Entries with chart source code
_ _ _ _

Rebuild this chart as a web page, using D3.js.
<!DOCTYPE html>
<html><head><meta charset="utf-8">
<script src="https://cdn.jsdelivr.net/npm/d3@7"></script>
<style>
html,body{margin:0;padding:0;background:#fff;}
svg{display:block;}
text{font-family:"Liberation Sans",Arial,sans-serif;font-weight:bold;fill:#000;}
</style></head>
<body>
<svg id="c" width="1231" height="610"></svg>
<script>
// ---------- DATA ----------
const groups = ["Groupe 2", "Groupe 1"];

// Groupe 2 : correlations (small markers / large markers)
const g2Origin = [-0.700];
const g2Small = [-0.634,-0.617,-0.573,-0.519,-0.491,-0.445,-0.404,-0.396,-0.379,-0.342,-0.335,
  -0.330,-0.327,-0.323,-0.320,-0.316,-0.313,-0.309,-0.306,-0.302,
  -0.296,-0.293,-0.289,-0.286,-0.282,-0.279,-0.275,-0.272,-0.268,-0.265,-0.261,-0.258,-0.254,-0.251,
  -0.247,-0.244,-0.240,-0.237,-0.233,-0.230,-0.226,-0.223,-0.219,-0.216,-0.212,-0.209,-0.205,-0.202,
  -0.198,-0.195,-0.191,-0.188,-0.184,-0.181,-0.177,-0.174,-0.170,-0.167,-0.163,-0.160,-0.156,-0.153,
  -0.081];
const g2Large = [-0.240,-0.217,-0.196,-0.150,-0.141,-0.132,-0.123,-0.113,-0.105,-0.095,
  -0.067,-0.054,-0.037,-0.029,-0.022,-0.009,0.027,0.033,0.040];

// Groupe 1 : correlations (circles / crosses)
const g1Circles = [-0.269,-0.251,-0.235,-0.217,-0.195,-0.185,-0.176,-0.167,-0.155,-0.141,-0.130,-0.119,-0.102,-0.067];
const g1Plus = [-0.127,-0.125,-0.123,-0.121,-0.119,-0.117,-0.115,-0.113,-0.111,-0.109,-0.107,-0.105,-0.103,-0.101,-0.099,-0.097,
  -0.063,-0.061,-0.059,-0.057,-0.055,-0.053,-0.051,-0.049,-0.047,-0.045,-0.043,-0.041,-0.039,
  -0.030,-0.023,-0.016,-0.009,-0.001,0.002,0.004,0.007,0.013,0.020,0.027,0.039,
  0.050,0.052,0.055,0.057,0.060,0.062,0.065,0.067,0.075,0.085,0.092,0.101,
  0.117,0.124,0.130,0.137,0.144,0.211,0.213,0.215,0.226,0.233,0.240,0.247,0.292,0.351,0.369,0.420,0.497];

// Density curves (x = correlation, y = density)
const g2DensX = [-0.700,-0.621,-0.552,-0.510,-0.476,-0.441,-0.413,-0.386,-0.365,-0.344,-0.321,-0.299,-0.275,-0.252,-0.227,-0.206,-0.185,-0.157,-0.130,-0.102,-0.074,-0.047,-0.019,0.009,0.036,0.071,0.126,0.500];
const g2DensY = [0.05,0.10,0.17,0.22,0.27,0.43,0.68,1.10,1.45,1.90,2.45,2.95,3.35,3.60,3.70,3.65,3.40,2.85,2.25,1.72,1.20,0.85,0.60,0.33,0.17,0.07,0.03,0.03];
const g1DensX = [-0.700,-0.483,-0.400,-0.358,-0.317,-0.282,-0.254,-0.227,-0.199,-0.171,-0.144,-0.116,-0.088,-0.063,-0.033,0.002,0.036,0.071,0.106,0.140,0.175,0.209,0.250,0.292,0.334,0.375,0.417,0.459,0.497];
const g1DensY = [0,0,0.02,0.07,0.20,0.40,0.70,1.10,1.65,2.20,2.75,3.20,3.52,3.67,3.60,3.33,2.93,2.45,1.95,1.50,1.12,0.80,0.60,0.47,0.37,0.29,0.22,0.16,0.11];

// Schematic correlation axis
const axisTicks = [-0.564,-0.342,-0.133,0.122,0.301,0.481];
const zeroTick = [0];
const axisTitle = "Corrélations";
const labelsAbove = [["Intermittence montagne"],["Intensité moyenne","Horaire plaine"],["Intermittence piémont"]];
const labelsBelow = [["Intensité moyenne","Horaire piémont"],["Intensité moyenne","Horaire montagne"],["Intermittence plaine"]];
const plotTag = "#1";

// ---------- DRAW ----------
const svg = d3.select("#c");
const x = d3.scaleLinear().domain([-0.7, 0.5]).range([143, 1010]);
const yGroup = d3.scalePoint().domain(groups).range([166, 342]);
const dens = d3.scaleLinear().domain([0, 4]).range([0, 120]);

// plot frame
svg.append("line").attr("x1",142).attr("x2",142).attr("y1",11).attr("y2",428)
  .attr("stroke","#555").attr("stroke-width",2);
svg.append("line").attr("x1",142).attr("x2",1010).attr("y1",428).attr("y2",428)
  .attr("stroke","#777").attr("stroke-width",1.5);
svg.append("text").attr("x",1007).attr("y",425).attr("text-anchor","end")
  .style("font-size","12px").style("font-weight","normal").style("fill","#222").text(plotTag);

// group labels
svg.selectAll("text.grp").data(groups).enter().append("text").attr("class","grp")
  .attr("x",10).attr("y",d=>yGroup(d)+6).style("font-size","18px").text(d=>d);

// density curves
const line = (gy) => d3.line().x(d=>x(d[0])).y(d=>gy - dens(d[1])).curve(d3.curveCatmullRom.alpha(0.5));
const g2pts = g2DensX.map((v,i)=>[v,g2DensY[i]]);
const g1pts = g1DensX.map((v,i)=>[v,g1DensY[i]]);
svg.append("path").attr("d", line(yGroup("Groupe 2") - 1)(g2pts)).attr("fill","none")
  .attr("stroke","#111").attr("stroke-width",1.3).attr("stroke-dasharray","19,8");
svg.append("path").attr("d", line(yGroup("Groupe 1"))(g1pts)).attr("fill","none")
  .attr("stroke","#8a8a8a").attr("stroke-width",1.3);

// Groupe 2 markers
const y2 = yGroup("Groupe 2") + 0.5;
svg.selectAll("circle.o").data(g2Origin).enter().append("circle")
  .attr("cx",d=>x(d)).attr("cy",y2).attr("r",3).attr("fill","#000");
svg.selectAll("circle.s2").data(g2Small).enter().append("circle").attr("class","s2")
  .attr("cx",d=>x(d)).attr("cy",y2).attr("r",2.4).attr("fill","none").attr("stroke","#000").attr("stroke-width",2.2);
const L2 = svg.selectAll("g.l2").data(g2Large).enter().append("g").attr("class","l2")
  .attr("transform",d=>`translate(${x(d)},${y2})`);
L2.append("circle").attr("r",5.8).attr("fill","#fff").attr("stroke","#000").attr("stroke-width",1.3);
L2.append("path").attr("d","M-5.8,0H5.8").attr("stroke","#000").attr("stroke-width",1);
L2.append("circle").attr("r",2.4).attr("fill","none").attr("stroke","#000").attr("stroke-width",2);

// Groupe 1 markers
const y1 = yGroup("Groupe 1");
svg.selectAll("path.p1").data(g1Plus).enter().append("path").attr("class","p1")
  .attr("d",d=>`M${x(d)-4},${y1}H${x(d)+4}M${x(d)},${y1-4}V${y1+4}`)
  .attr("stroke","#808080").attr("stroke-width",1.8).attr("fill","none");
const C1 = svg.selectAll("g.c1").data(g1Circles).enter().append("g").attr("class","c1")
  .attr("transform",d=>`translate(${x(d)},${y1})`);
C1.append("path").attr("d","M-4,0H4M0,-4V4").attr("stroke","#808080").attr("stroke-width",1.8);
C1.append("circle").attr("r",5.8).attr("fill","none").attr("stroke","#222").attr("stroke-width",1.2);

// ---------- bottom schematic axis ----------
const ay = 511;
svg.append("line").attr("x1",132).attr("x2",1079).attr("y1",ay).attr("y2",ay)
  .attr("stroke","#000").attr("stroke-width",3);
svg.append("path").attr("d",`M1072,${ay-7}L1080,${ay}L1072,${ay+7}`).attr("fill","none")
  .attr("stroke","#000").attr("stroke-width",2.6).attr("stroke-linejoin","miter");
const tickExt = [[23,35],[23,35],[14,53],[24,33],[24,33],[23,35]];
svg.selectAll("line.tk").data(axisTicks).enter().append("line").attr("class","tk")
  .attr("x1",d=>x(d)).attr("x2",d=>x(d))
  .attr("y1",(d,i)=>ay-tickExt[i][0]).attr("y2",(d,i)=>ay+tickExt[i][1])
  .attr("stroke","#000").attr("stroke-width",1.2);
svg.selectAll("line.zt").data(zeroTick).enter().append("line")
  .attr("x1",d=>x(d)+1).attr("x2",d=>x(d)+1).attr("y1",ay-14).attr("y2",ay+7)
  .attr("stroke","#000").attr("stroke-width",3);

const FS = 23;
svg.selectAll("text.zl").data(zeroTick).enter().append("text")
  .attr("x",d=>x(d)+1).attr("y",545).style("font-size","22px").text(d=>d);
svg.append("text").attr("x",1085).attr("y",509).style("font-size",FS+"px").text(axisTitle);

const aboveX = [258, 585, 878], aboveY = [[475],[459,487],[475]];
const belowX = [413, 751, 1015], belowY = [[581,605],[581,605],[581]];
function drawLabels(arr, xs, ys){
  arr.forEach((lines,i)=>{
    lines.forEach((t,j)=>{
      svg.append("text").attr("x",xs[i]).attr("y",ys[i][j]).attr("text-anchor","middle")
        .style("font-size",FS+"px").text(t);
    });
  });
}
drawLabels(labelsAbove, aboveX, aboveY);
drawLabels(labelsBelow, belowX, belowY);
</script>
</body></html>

_ _ _ _

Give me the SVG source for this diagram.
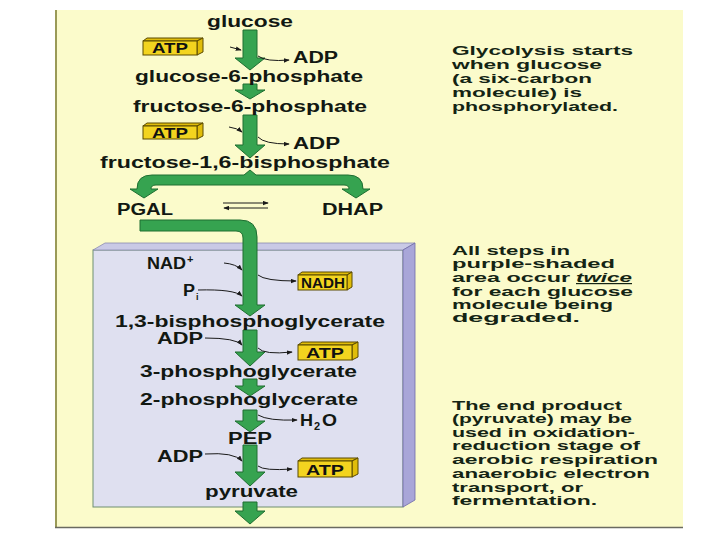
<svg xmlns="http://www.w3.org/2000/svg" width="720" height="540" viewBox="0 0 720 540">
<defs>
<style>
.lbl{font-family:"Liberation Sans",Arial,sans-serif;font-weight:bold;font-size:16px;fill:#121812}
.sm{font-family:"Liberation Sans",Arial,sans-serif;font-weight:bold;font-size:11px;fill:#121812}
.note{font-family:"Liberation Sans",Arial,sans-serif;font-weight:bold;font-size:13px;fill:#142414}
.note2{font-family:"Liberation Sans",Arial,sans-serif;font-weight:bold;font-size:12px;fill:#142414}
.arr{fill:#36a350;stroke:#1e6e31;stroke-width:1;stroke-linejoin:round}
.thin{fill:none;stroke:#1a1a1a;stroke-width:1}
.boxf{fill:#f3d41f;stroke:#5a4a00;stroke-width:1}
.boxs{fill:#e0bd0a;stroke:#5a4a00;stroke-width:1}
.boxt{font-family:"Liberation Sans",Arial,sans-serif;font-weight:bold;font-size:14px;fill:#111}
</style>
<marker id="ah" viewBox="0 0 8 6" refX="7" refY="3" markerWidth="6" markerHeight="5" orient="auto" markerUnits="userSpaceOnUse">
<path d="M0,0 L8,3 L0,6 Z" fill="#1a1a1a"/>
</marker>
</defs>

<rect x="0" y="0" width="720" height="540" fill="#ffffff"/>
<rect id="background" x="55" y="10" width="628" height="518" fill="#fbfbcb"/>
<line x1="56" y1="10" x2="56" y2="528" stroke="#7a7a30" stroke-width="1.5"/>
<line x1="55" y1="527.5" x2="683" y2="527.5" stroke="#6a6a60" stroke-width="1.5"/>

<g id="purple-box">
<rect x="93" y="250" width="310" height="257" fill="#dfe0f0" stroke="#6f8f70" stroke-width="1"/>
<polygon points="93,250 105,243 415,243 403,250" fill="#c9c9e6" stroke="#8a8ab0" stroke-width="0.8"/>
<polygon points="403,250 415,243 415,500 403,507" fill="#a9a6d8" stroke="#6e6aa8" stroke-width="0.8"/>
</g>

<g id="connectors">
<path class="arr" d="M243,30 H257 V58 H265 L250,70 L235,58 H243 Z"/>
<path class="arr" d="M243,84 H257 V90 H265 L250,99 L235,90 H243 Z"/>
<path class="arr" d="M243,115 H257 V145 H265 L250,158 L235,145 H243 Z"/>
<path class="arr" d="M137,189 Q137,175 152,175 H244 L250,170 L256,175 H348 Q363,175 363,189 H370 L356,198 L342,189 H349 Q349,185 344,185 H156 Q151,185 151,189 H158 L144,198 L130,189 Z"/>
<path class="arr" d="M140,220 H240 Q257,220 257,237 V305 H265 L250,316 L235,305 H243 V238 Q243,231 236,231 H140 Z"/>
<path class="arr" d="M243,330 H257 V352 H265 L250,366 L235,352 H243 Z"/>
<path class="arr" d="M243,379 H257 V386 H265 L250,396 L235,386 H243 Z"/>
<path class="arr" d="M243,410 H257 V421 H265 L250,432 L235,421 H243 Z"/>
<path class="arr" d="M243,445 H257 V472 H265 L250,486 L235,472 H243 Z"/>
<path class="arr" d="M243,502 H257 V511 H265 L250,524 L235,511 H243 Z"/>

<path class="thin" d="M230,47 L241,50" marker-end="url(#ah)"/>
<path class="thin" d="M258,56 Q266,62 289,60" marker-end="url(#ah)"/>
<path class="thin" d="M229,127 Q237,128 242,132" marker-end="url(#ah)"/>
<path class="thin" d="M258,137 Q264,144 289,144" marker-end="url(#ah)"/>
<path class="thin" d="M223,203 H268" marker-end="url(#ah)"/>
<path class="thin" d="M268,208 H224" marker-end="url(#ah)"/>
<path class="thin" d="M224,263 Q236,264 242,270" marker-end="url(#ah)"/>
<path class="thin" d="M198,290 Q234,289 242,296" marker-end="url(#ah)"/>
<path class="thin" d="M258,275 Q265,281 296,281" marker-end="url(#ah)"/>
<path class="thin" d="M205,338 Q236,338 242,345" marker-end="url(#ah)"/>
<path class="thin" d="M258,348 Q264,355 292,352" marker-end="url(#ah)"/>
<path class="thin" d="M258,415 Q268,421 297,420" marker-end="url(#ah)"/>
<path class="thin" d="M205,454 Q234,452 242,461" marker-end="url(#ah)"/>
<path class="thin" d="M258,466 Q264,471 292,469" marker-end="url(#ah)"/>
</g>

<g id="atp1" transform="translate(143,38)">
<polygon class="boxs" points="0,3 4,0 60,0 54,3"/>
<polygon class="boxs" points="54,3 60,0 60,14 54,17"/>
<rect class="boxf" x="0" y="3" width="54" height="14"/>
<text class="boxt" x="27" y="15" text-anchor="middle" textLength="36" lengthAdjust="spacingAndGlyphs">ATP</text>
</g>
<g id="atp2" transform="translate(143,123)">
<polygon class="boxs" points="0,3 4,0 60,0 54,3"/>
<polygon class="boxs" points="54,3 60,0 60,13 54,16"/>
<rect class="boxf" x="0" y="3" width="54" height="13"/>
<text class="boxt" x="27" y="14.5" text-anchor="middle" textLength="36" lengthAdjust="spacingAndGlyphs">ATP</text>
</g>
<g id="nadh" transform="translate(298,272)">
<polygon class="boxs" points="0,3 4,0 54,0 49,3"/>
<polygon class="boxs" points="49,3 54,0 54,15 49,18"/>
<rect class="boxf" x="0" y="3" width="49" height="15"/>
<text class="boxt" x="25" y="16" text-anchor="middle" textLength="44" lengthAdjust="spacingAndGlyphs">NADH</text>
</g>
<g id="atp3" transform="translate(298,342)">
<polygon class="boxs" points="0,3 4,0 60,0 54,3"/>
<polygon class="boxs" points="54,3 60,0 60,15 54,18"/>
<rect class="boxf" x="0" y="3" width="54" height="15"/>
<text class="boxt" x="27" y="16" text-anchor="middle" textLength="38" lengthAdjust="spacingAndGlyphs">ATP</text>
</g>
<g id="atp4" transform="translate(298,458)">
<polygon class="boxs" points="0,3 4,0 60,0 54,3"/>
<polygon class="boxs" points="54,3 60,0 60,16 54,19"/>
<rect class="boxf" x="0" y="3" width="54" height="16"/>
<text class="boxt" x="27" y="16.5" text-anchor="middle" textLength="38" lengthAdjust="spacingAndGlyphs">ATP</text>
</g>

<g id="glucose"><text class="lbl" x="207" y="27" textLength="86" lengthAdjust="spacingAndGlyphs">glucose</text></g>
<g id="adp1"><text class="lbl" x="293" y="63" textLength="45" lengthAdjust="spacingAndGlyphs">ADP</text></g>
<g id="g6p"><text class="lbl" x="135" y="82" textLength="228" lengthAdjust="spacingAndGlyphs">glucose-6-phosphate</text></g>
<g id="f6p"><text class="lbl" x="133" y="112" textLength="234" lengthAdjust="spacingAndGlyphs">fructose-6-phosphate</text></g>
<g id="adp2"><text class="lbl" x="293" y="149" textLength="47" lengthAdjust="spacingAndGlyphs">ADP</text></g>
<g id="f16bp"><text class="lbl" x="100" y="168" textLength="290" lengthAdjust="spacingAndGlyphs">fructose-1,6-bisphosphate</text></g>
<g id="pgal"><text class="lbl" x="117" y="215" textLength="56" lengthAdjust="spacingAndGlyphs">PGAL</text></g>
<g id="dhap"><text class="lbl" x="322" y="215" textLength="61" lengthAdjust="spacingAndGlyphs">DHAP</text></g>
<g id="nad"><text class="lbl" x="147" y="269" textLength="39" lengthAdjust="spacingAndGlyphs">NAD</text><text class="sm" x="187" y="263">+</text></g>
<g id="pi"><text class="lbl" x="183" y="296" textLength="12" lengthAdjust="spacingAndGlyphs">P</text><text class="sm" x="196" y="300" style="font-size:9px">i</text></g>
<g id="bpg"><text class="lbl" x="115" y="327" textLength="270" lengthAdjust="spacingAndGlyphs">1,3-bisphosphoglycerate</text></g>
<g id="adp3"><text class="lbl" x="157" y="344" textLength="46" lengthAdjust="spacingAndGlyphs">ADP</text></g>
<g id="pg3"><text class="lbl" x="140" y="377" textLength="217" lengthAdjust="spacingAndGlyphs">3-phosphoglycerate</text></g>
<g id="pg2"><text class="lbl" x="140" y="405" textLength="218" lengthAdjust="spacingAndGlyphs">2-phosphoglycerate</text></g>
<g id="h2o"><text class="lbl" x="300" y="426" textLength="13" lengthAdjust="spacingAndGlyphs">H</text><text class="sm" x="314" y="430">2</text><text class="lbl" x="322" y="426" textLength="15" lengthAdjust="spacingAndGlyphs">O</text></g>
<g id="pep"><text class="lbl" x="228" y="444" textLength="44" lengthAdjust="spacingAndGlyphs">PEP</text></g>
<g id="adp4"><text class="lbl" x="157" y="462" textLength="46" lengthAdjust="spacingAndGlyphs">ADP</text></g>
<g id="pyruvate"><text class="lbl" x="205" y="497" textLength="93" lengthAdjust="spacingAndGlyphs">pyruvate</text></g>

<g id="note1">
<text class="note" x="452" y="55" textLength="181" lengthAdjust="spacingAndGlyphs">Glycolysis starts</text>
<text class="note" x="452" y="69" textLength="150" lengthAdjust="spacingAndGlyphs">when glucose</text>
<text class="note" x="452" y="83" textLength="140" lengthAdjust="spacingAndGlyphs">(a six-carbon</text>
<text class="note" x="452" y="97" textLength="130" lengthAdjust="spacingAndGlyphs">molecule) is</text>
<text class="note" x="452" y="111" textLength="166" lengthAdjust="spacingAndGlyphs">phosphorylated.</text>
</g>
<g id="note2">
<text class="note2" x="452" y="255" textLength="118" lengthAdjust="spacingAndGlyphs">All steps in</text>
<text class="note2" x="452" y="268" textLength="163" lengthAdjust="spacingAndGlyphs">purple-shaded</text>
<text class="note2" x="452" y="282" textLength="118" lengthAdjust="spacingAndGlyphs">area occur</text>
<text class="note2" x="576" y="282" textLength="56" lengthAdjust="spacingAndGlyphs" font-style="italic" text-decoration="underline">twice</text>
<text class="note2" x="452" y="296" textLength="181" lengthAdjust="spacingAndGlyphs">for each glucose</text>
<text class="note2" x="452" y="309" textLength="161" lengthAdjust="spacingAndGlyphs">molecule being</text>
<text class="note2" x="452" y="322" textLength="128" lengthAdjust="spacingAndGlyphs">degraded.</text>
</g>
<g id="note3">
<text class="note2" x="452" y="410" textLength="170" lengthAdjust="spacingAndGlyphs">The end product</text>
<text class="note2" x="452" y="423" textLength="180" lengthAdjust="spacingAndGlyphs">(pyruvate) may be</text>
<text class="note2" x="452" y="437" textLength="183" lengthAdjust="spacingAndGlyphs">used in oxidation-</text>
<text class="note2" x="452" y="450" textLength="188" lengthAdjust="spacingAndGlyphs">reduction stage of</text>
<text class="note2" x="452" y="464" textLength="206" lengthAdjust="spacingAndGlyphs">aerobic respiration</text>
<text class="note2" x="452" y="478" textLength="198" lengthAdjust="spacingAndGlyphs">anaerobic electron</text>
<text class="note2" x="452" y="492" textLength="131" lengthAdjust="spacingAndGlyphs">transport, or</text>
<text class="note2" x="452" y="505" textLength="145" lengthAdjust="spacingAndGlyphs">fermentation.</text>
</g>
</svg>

_ _ _ _

• [Short problem]
Determine the number of lines where the string "this" occurs, and give that number only.

• [Exercise solution]
2